Friday, August 6, 2010

Food, you want to talk about food?

Here we are in the wild and wide and Jesus wants to talk about food. How can he want to talk about food at a time like this? We are here in the open and exposed to the elements. We are in a place of sorrow and tears and he wants to talk about bread. What’s up with that?

It’s quite simple actually: he wants you to remember where your bread and thus your life comes from. It doesn't come from the kitchen and it doesn’t come from a store. It doesn’t come from the clergy and it doesn't even come from a spiritual great like Moses. It comes from God and God alone. God caused the wheat to grow, the water to flow, the salt to supply in the earth. We ground the wheat to flour and carried the water and dug the salt from the earth and we add the yeast to make it rise but we received these things from God’s hands. Our hands were empty and God filled them. We are reminded that our bread and therefore our life, comes from God. Such a reminder is important in a place like this; where we remember, where we are exposed and know that we are in a place of sorrow.

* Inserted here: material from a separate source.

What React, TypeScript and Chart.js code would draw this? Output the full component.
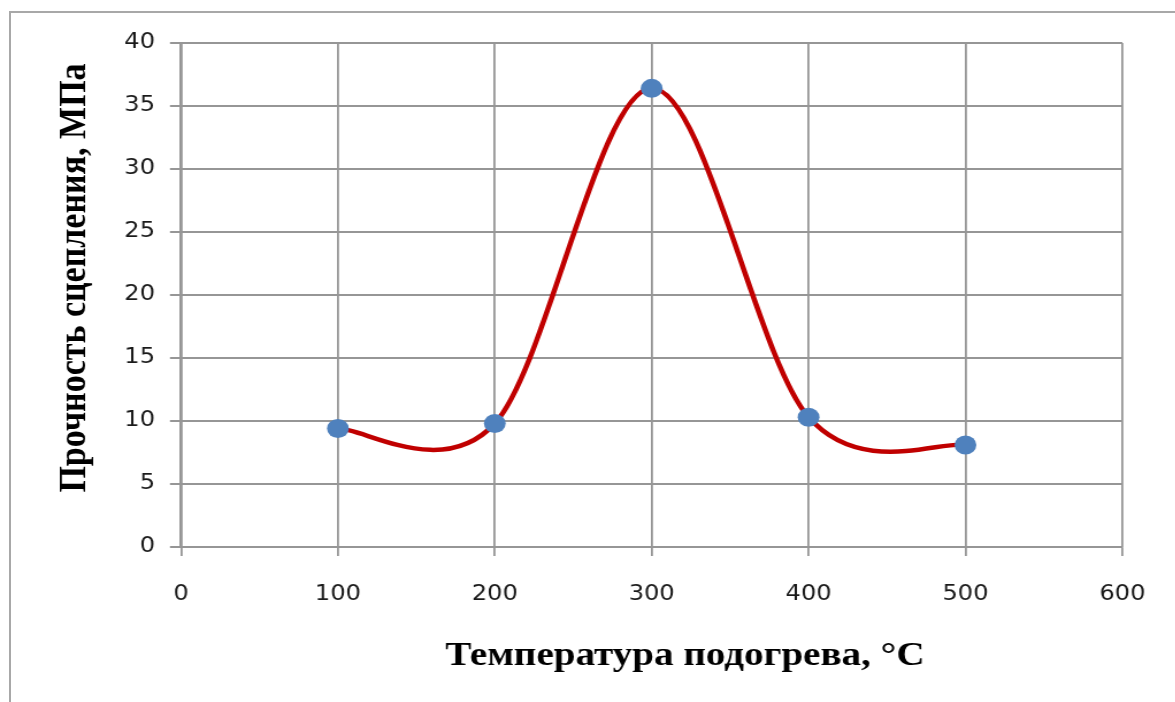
import React, { useEffect, useRef } from 'react';
import { Chart, registerables } from 'chart.js';

Chart.register(...registerables);

// Data
const temperatures = [100, 200, 300, 400, 500];
const strength = [9.4, 9.8, 36.4, 10.3, 8.1];

// leading spaces only nudge the titles to where the reference places them
const xAxisTitle = '\u2003\u2002\u2009Температура подогрева, °C';
const yAxisTitle = '\u2003Прочность сцепления, МПа';

const xRange = [0, 600];
const xStep = 100;
const yRange = [0, 40];
const yStep = 5;

// The reference picture is horizontally stretched; reproduce by scaling the canvas
const STRETCH = 1.15;
const PAGE_W = 1175;
const PAGE_H = 702;
const LOGICAL_W = Math.round(PAGE_W / STRETCH);

// Excel-style smoothing: Catmull-Rom control points (tangent = (next - prev) / 6)
const excelSmooth = {
  id: 'excelSmooth',
  beforeDatasetDraw(chart: any, args: any) {
    const meta = args.meta;
    const line = meta.dataset;
    if (!line) return;
    line.updateControlPoints(chart.chartArea, 'x');
    const pts = meta.data;
    const n = pts.length;
    for (let i = 0; i < n; i++) {
      const p = pts[i];
      const prev = pts[Math.max(i - 1, 0)];
      const next = pts[Math.min(i + 1, n - 1)];
      const tx = (next.x - prev.x) / 6;
      const ty = (next.y - prev.y) / 6;
      p.cp1x = p.x - tx;
      p.cp1y = p.y - ty;
      p.cp2x = p.x + tx;
      p.cp2y = p.y + ty;
    }
    line._path = undefined;
  },
};

export default function App() {
  const canvasRef = useRef<HTMLCanvasElement | null>(null);

  useEffect(() => {
    const canvas = canvasRef.current;
    if (!canvas) return;
    const points = temperatures.map((t, i) => ({ x: t, y: strength[i] }));
    const gridColor = '#969696';
    const titleFamily = '"Liberation Serif", "Times New Roman", serif';
    const tickFamily = '"DejaVu Sans", Verdana, sans-serif';
    const chart = new Chart(canvas, {
      type: 'line',
      data: {
        datasets: [
          {
            data: points,
            borderColor: '#C00000',
            borderWidth: 4.5,
            tension: 0.4,
            fill: false,
            pointBackgroundColor: '#4F81BD',
            pointBorderColor: '#4F81BD',
            pointBorderWidth: 0,
            pointRadius: 9.5,
            pointHoverRadius: 9.5,
          },
        ],
      },
      options: {
        responsive: false,
        animation: false,
        devicePixelRatio: 1,
        layout: { padding: { left: 44.6, right: 43, top: 43, bottom: 25.6 } },
        plugins: {
          legend: { display: false },
          tooltip: { enabled: false },
        },
        scales: {
          x: {
            type: 'linear',
            min: xRange[0],
            max: xRange[1],
            ticks: {
              stepSize: xStep,
              padding: 26,
              color: '#1a1a1a',
              font: { family: tickFamily, size: 21 },
            },
            grid: { color: gridColor, lineWidth: 1.8, tickLength: 9, tickColor: gridColor },
            border: { color: gridColor, width: 1.8 },
            title: {
              display: true,
              text: xAxisTitle,
              color: '#000',
              padding: 0,
              font: { family: titleFamily, size: 34, weight: 'bold' },
            },
            afterFit: (s: any) => {
              s.height = 129.4;
            },
          },
          y: {
            type: 'linear',
            min: yRange[0],
            max: yRange[1],
            ticks: {
              stepSize: yStep,
              padding: 13,
              color: '#1a1a1a',
              font: { family: tickFamily, size: 21 },
            },
            grid: { color: gridColor, lineWidth: 2, tickLength: 9.6, tickColor: gridColor },
            border: { color: gridColor, width: 2 },
            title: {
              display: true,
              text: yAxisTitle,
              color: '#000',
              padding: 0,
              font: { family: titleFamily, size: 34, weight: 'bold' },
            },
            afterFit: (s: any) => {
              s.width = 112.8;
            },
          },
        },
      },
      plugins: [excelSmooth],
    });
    return () => chart.destroy();
  }, []);

  return (
    <div
      style={{
        position: 'fixed',
        left: 0,
        top: 0,
        width: PAGE_W,
        height: PAGE_H,
        overflow: 'hidden',
        background: '#fff',
      }}
    >
      <div
        style={{
          position: 'absolute',
          left: 9,
          top: 11,
          width: 1400,
          height: 900,
          borderLeft: '2px solid #a8a8a8',
          borderTop: '2px solid #a8a8a8',
        }}
      />
      <canvas
        ref={canvasRef}
        width={LOGICAL_W}
        height={PAGE_H}
        style={{
          position: 'absolute',
          left: 0,
          top: 0,
          width: LOGICAL_W,
          height: PAGE_H,
          transform: `scaleX(${STRETCH})`,
          transformOrigin: '0 0',
        }}
      />
    </div>
  );
}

And we are prompted to recall that without our bread, our Christ, we cannot be sustained. There may be a solitary existence but there will not be life – not full life as God intended it to be. And certainly new life in the new creation remains impossibility without our living Bread. Only in Christ is the hungry heart satisfied and the restless soul finally at peace. We are reminded in this particular place (at this particular table) that bread must be broken before it can be offered. In this place we realize what it is we proclaim – that there is bread that leads to eternal life. That the Bread of God was broken and offered for us that we might eat and live. We come to this table to recall that there is hope in the life that God offers and we need to take hold of it. That we are called to that great table together with those who have gone before us to feast in the presence of God and truly live. We have a choice and the lives of our loved ones ought to remind us that we need to make it; to live every day and to do so for the hope and the life that is within us because his life, his grace, his hope is within us. He is within us.

We ought not to forget that – we are what we eat! Christ is within us and he will raise us up at the Last Day. We need to recall that he is the resurrection and the Life. We need to be drawn into the life that is offered – even if it means that we are drawn in haltingly and with resistance. Surrender is never very easy for us. Nonetheless, lets us remember that even here at this table, in this exposed place, where our life comes from and where our lives as Christian people are going. And let’s eat and live!